Stocks Snap Win Streak, Caution Creeps in Ahead of Holiday Uncertainty
U.S. stocks fell Friday, snapping a broad-market streak at six weekly wins. Stocks felt the tug from weak energy prices and revived nerves centered on a Federal Reserve that continues to signal a possible interest rate hike in December even as spotty economic data and weak oil prices appear to be capping big jumps in economic growth.
The upcoming week features plenty of data on housing, factories, and inflation that could further color expectations for the scope and speed of any change to Fed interest rate policy. When the Fed does move, it will be the first rate hike in nearly a decade. See the full economic calendar below.
Volatility returned across several markets but the stock market’s “fear gauge,” the CBOE Volatility Index (VIX) briefly poked above the psychologically significant “20” line before pulling back. The S&P 500 (SPX) traded down to a level not seen since October 22 (figure 1). Oil prices fell 8% for the week as both supply and demand data hit the commodity’s price, while gold tracked its fourth straight down week.
Where’s That Consumer?
So, hiring data has been improving but the consumer, it seems, still hesitates to spend at any level that could move the needle on gross domestic product.

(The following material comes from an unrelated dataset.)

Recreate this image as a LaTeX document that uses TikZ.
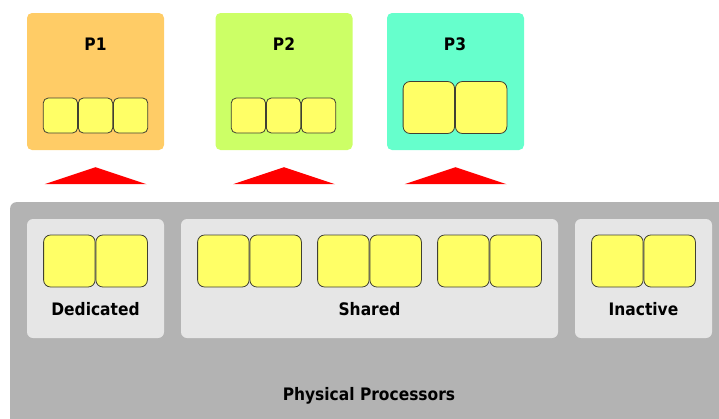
\documentclass[tikz,border=0pt]{standalone}
\usepackage{fontspec}
\setmainfont{DejaVu Sans Condensed}
\usetikzlibrary{positioning,calc}
\definecolor{lparorange}{HTML}{FFCC66}
\definecolor{lpargreen}{HTML}{CCFF66}
\definecolor{lparteal}{HTML}{66FFCC}
\definecolor{poolgray}{HTML}{B3B3B3}
\definecolor{panelgray}{HTML}{E6E6E6}
\definecolor{cpuyellow}{HTML}{FFFF66}
\definecolor{cpuedge}{HTML}{404033}

\begin{document}
\begin{tikzpicture}[x=1pt,y=-1pt,
lbl/.style={font=\fontsize{17.2}{19}\selectfont\bfseries, inner sep=0pt, anchor=base},
lpar/.style={rounded corners=5pt, minimum width=137pt, minimum height=137pt, inner sep=0pt},
panel/.style={fill=panelgray, rounded corners=6pt, minimum height=119pt, inner sep=0pt},
cpu/.style={draw=cpuedge, fill=cpuyellow, line width=0.8pt, rounded corners=5pt, minimum width=34.3pt, minimum height=35pt, inner sep=0pt},
bigcpu/.style={cpu, rounded corners=7pt, minimum width=51.5pt, minimum height=52pt}]
\useasboundingbox (0,0) rectangle (719,418);

% logical partitions
\node[lpar, fill=lparorange] (p1) at (95.5,81.5) {};
\node[lpar, fill=lpargreen] (p2) at (284,81.5) {};
\node[lpar, fill=lparteal] (p3) at (455.5,81.5) {};
\node[lbl] (p1t) at (95.5,50) {P1};
\node[lbl] (p2t) at (284,50) {P2};
\node[lbl] (p3t) at (455,50) {P3};

\node[cpu] (p1c2) at (95.5,115.5) {};
\node[cpu, left=0pt of p1c2] (p1c1) {};
\node[cpu, right=0pt of p1c2] (p1c3) {};
\node[cpu] (p2c2) at (283.5,115.5) {};
\node[cpu, left=0pt of p2c2] (p2c1) {};
\node[cpu, right=0pt of p2c2] (p2c3) {};
\node[bigcpu, anchor=east] (p3c1) at (455,107.5) {};
\node[bigcpu, right=0pt of p3c1] (p3c2) {};

\foreach \p in {p1,p2,p3}
  \fill[red] ($(\p.south)+(-51,34)$) -- ($(\p.south)+(0,17)$) -- ($(\p.south)+(51,34)$) -- cycle;

% physical processors
\node[fill=poolgray, rounded corners=6pt, minimum width=730pt, minimum height=240pt, inner sep=0pt, anchor=north west] (pool) at (10,202) {};
\node[panel, minimum width=137pt] (ded) at (95.5,278.5) {};
\node[panel, minimum width=377pt] (shr) at (369.5,278.5) {};
\node[panel, minimum width=137pt] (ina) at (643.5,278.5) {};

\node[bigcpu, anchor=east] (dc1) at (95.5,261) {};
\node[bigcpu, right=0pt of dc1] (dc2) {};
\node[bigcpu, anchor=east] (sc1) at (249.5,261) {};
\node[bigcpu, right=0pt of sc1] (sc2) {};
\node[bigcpu, anchor=east] (sc3) at (369.5,261) {};
\node[bigcpu, right=0pt of sc3] (sc4) {};
\node[bigcpu, anchor=east] (sc5) at (489.5,261) {};
\node[bigcpu, right=0pt of sc5] (sc6) {};
\node[bigcpu, anchor=east] (ic1) at (643.5,261) {};
\node[bigcpu, right=0pt of ic1] (ic2) {};

\node[lbl] (dedt) at (95.5,315) {Dedicated};
\node[lbl] (shrt) at (369.5,315) {Shared};
\node[lbl] (inat) at (643.5,315) {Inactive};
\node[lbl] (poolt) at (369,400) {Physical Processors};
\end{tikzpicture}
\end{document}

Friday’s trading reflected a worrisome tone among select retailers. Nordstrom (JWN) shares tumbled after missing Wall Street’s profit and sales estimates for its Q3. And get this: J.C. Penney Co. (JCP) reported Street-beating sales growth, citing strength in all of its merchandise divisions, and lifted profit estimates for the year. But shares were still lower, sucked into the weakness seen across most mall-based retailers as the holiday season looms.
The coming week features the results of Wal-Mart Stores (NYSE: WMT) and Home Depot (NYSE: HD) on Monday, Target (NYSE: TGT) on Tuesday, and Best Buy (NYSE: BBY) on Wednesday, among others. Will they too fail to deliver the pre-holiday cheer that bulls were banking on?
Will the Data Meet Fed Expectations?
Watch for more economic data to test what may be an increasingly louder response from known Fed hawks.
Cleveland Fed President Loretta Mester on Friday said the U.S. economy can handle a rate hike, according to financial press covering a speech. In remarks prepared for delivery to The City Club of Cleveland, Mester said history will ultimately judge the Fed's unconventional actions since the financial crisis based on the U.S. central bank's ability to demonstrate that there is a way out. "The time to start that demonstration is quickly approaching," Mester said. Economic growth should rebound to a 2.5%-2.75% annual rate over the next 15 months, from the 1.5% rate in Q3, the Cleveland Fed President said.
This week features the release of Fed October meeting minutes, which can be combed for more of the nuances divided hawks and doves.
Overall, some observers are questioning what will be the growth engine to justify the Fed’s potential move. The energy sector, for one, has taken its lumps.
International Energy Agency data last week revealed oil stockpiles grew to a record of almost 3 billion barrels because of strong production in OPEC and elsewhere. This "massive cushion has inflated" even as the saturated global oil market adjusts to roughly $50 a barrel oil, the agency said in its November report. Notably, the IEA predicts that supplies outside OPEC will decline next year by the most since 1992 as low prices reduce the motivation to produce in the U.S. shale industry. U.S.-traded crude futures fell to near $40 a barrel Friday.